PROBLEM REQUIREMENTS: The data below should be restated word for word, with every picture omitted.

PROVIDED DATA:
— BEGIN —

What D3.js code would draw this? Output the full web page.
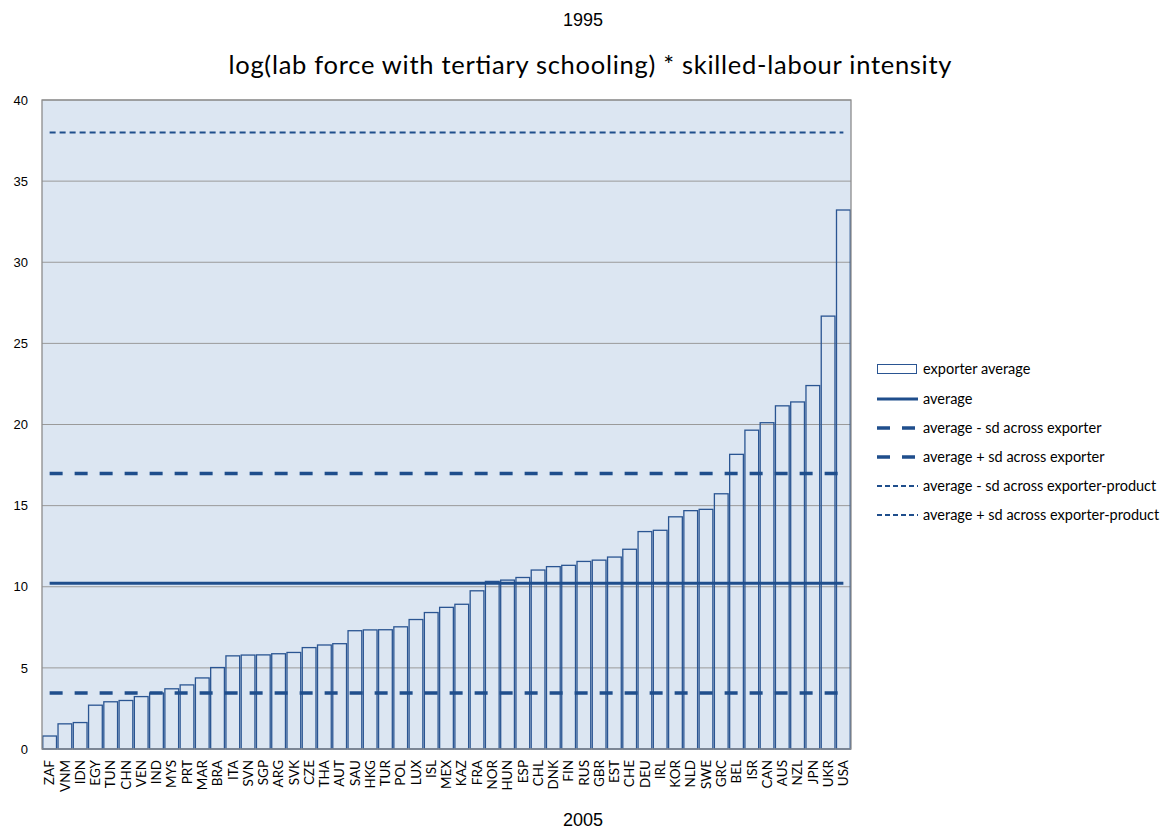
<!DOCTYPE html>
<html><head><meta charset="utf-8">
<script src="https://cdn.jsdelivr.net/npm/d3@7"></script>
<style>body{margin:0;background:#fff}</style>
</head><body>
<svg id="c" width="1175" height="831"></svg>
<script>
const categories = ["ZAF","VNM","IDN","EGY","TUN","CHN","VEN","IND","MYS","PRT","MAR","BRA","ITA","SVN","SGP","ARG","SVK","CZE","THA","AUT","SAU","HKG","TUR","POL","LUX","ISL","MEX","KAZ","FRA","NOR","HUN","ESP","CHL","DNK","FIN","RUS","GBR","EST","CHE","DEU","IRL","KOR","NLD","SWE","GRC","BEL","ISR","CAN","AUS","NZL","JPN","UKR","USA"];
const exporterAverage = [0.8,1.55,1.63,2.7,2.91,2.99,3.23,3.45,3.71,3.95,4.38,5.02,5.74,5.79,5.8,5.87,5.95,6.25,6.41,6.49,7.29,7.34,7.35,7.53,7.98,8.41,8.73,8.92,9.75,10.33,10.41,10.57,11.03,11.24,11.32,11.56,11.64,11.83,12.31,13.4,13.48,14.31,14.69,14.77,15.73,18.16,19.65,20.11,21.15,21.39,22.4,26.68,33.22];
const average = 10.22;
const avgMinusSdExporter = 3.45;
const avgPlusSdExporter = 16.98;
const avgMinusSdExporterProduct = -17.56;
const avgPlusSdExporterProduct = 38.0;
const yTicks = [0,5,10,15,20,25,30,35,40];
const legendLabels = ["exporter average","average","average - sd across exporter","average + sd across exporter","average - sd across exporter-product","average + sd across exporter-product"];

const svg = d3.select("#c");
const L = 42, R = 851, T = 100, B = 749;
const x = d3.scaleBand().domain(categories).range([L, R]).paddingInner(0.1).paddingOuter(0.05);
const y = d3.scaleLinear().domain([0, 40]).range([B, T]);
const blue = "#1f4e8c";

svg.append("rect").attr("x", L).attr("y", T).attr("width", R - L).attr("height", B - T).attr("fill", "#dce6f2");
svg.append("g").selectAll("line").data(yTicks).join("line")
  .attr("x1", L).attr("x2", R).attr("y1", d => y(d)).attr("y2", d => y(d))
  .attr("stroke", "#9a9a9a").attr("stroke-width", 1);

const yAx = svg.append("g").attr("transform", `translate(${L},0)`)
  .call(d3.axisLeft(y).tickValues(yTicks).tickSize(0).tickPadding(14));
yAx.select(".domain").remove();
yAx.selectAll("text").attr("font-family", "Liberation Sans, Arial, sans-serif").attr("font-size", 13).attr("fill", "#000");

svg.append("clipPath").attr("id", "clip").append("rect").attr("x", L).attr("y", T).attr("width", R - L).attr("height", B - T);

svg.append("g").selectAll("rect").data(exporterAverage).join("rect")
  .attr("x", (d, i) => x(categories[i]))
  .attr("y", d => y(d))
  .attr("width", x.bandwidth())
  .attr("height", d => y(0) - y(d))
  .attr("fill", "none").attr("stroke", "#2a5592").attr("stroke-width", 1.3);

const xc = c => x(c) + x.bandwidth() / 2;
const lines = [
  {v: avgMinusSdExporterProduct, w: 2, dash: "6,4"},
  {v: avgPlusSdExporterProduct, w: 2, dash: "6,4"},
  {v: avgMinusSdExporter, w: 3.5, dash: "13,12"},
  {v: avgPlusSdExporter, w: 3.5, dash: "13,12"},
  {v: average, w: 3, dash: null}
];
const lg = svg.append("g").attr("clip-path", "url(#clip)");
lines.forEach(l => {
  const ln = lg.append("line")
    .attr("x1", xc(categories[0])).attr("x2", xc(categories[categories.length - 1]))
    .attr("y1", y(l.v)).attr("y2", y(l.v))
    .attr("stroke", blue).attr("stroke-width", l.w);
  if (l.dash) ln.attr("stroke-dasharray", l.dash);
});

svg.append("rect").attr("x", L).attr("y", T).attr("width", R - L).attr("height", B - T)
  .attr("fill", "none").attr("stroke", "#8c8c8c").attr("stroke-width", 1.3);

const xAx = svg.append("g").attr("transform", `translate(0,${B})`)
  .call(d3.axisBottom(x).tickSize(0));
xAx.select(".domain").remove();
xAx.selectAll("text")
  .attr("font-family", "Lato, 'Open Sans', sans-serif").attr("font-size", 13.5).attr("fill", "#000")
  .attr("text-anchor", "end").attr("dy", "0.35em")
  .attr("transform", d => `translate(0,11) rotate(-90)`).attr("x", 0).attr("y", 0);

svg.append("text").attr("x", 583).attr("y", 26).attr("text-anchor", "middle")
  .attr("font-family", "Liberation Sans, Arial, sans-serif").attr("font-size", 18).text("1995");
svg.append("text").attr("x", 583).attr("y", 826).attr("text-anchor", "middle")
  .attr("font-family", "Liberation Sans, Arial, sans-serif").attr("font-size", 18).text("2005");
svg.append("text").attr("x", 590).attr("y", 74).attr("text-anchor", "middle")
  .attr("font-family", "Lato, 'Open Sans', sans-serif").attr("font-size", 25.5)
  .attr("textLength", 723).attr("lengthAdjust", "spacing")
  .text("log(lab force with tertiary schooling) * skilled-labour intensity");

const legY = [369, 399, 428, 457, 486, 515];
const leg = svg.append("g");
legendLabels.forEach((t, i) => {
  const yy = legY[i];
  if (i === 0) {
    leg.append("rect").attr("x", 877.5).attr("y", yy - 4.5).attr("width", 39).attr("height", 9)
      .attr("fill", "#fff").attr("stroke", "#2a5592").attr("stroke-width", 1);
  } else {
    const st = [null, {w: 3, d: null}, {w: 3.5, d: "13,12"}, {w: 3.5, d: "13,12"}, {w: 2, d: "5,3"}, {w: 2, d: "5,3"}][i];
    const ln = leg.append("line").attr("x1", 877).attr("x2", 918).attr("y1", yy).attr("y2", yy)
      .attr("stroke", blue).attr("stroke-width", st.w);
    if (st.d) ln.attr("stroke-dasharray", st.d);
  }
  leg.append("text").attr("x", 923).attr("y", yy).attr("dy", "0.35em")
    .attr("font-family", "Lato, 'Open Sans', sans-serif").attr("font-size", 14.5).text(t);
});
</script>
</body></html>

— END —

RESULT OF THIS EXERCISE:
What D3.js code would draw this? Output the full web page.
<!DOCTYPE html>
<html><head><meta charset="utf-8">
<script src="https://cdn.jsdelivr.net/npm/d3@7"></script>
<style>body{margin:0;background:#fff}</style>
</head><body>
<svg id="c" width="1175" height="831"></svg>
<script>
const categories = ["ZAF","VNM","IDN","EGY","TUN","CHN","VEN","IND","MYS","PRT","MAR","BRA","ITA","SVN","SGP","ARG","SVK","CZE","THA","AUT","SAU","HKG","TUR","POL","LUX","ISL","MEX","KAZ","FRA","NOR","HUN","ESP","CHL","DNK","FIN","RUS","GBR","EST","CHE","DEU","IRL","KOR","NLD","SWE","GRC","BEL","ISR","CAN","AUS","NZL","JPN","UKR","USA"];
const exporterAverage = [0.8,1.55,1.63,2.7,2.91,2.99,3.23,3.45,3.71,3.95,4.38,5.02,5.74,5.79,5.8,5.87,5.95,6.25,6.41,6.49,7.29,7.34,7.35,7.53,7.98,8.41,8.73,8.92,9.75,10.33,10.41,10.57,11.03,11.24,11.32,11.56,11.64,11.83,12.31,13.4,13.48,14.31,14.69,14.77,15.73,18.16,19.65,20.11,21.15,21.39,22.4,26.68,33.22];
const average = 10.22;
const avgMinusSdExporter = 3.45;
const avgPlusSdExporter = 16.98;
const avgMinusSdExporterProduct = -17.56;
const avgPlusSdExporterProduct = 38.0;
const yTicks = [0,5,10,15,20,25,30,35,40];
const legendLabels = ["exporter average","average","average - sd across exporter","average + sd across exporter","average - sd across exporter-product","average + sd across exporter-product"];

const svg = d3.select("#c");
const L = 42, R = 851, T = 100, B = 749;
const x = d3.scaleBand().domain(categories).range([L, R]).paddingInner(0.1).paddingOuter(0.05);
const y = d3.scaleLinear().domain([0, 40]).range([B, T]);
const blue = "#1f4e8c";

svg.append("rect").attr("x", L).attr("y", T).attr("width", R - L).attr("height", B - T).attr("fill", "#dce6f2");
svg.append("g").selectAll("line").data(yTicks).join("line")
  .attr("x1", L).attr("x2", R).attr("y1", d => y(d)).attr("y2", d => y(d))
  .attr("stroke", "#9a9a9a").attr("stroke-width", 1);

const yAx = svg.append("g").attr("transform", `translate(${L},0)`)
  .call(d3.axisLeft(y).tickValues(yTicks).tickSize(0).tickPadding(14));
yAx.select(".domain").remove();
yAx.selectAll("text").attr("font-family", "Liberation Sans, Arial, sans-serif").attr("font-size", 13).attr("fill", "#000");

svg.append("clipPath").attr("id", "clip").append("rect").attr("x", L).attr("y", T).attr("width", R - L).attr("height", B - T);

svg.append("g").selectAll("rect").data(exporterAverage).join("rect")
  .attr("x", (d, i) => x(categories[i]))
  .attr("y", d => y(d))
  .attr("width", x.bandwidth())
  .attr("height", d => y(0) - y(d))
  .attr("fill", "none").attr("stroke", "#2a5592").attr("stroke-width", 1.3);

const xc = c => x(c) + x.bandwidth() / 2;
const lines = [
  {v: avgMinusSdExporterProduct, w: 2, dash: "6,4"},
  {v: avgPlusSdExporterProduct, w: 2, dash: "6,4"},
  {v: avgMinusSdExporter, w: 3.5, dash: "13,12"},
  {v: avgPlusSdExporter, w: 3.5, dash: "13,12"},
  {v: average, w: 3, dash: null}
];
const lg = svg.append("g").attr("clip-path", "url(#clip)");
lines.forEach(l => {
  const ln = lg.append("line")
    .attr("x1", xc(categories[0])).attr("x2", xc(categories[categories.length - 1]))
    .attr("y1", y(l.v)).attr("y2", y(l.v))
    .attr("stroke", blue).attr("stroke-width", l.w);
  if (l.dash) ln.attr("stroke-dasharray", l.dash);
});

svg.append("rect").attr("x", L).attr("y", T).attr("width", R - L).attr("height", B - T)
  .attr("fill", "none").attr("stroke", "#8c8c8c").attr("stroke-width", 1.3);

const xAx = svg.append("g").attr("transform", `translate(0,${B})`)
  .call(d3.axisBottom(x).tickSize(0));
xAx.select(".domain").remove();
xAx.selectAll("text")
  .attr("font-family", "Lato, 'Open Sans', sans-serif").attr("font-size", 13.5).attr("fill", "#000")
  .attr("text-anchor", "end").attr("dy", "0.35em")
  .attr("transform", d => `translate(0,11) rotate(-90)`).attr("x", 0).attr("y", 0);

svg.append("text").attr("x", 583).attr("y", 26).attr("text-anchor", "middle")
  .attr("font-family", "Liberation Sans, Arial, sans-serif").attr("font-size", 18).text("1995");
svg.append("text").attr("x", 583).attr("y", 826).attr("text-anchor", "middle")
  .attr("font-family", "Liberation Sans, Arial, sans-serif").attr("font-size", 18).text("2005");
svg.append("text").attr("x", 590).attr("y", 74).attr("text-anchor", "middle")
  .attr("font-family", "Lato, 'Open Sans', sans-serif").attr("font-size", 25.5)
  .attr("textLength", 723).attr("lengthAdjust", "spacing")
  .text("log(lab force with tertiary schooling) * skilled-labour intensity");

const legY = [369, 399, 428, 457, 486, 515];
const leg = svg.append("g");
legendLabels.forEach((t, i) => {
  const yy = legY[i];
  if (i === 0) {
    leg.append("rect").attr("x", 877.5).attr("y", yy - 4.5).attr("width", 39).attr("height", 9)
      .attr("fill", "#fff").attr("stroke", "#2a5592").attr("stroke-width", 1);
  } else {
    const st = [null, {w: 3, d: null}, {w: 3.5, d: "13,12"}, {w: 3.5, d: "13,12"}, {w: 2, d: "5,3"}, {w: 2, d: "5,3"}][i];
    const ln = leg.append("line").attr("x1", 877).attr("x2", 918).attr("y1", yy).attr("y2", yy)
      .attr("stroke", blue).attr("stroke-width", st.w);
    if (st.d) ln.attr("stroke-dasharray", st.d);
  }
  leg.append("text").attr("x", 923).attr("y", yy).attr("dy", "0.35em")
    .attr("font-family", "Lato, 'Open Sans', sans-serif").attr("font-size", 14.5).text(t);
});
</script>
</body></html>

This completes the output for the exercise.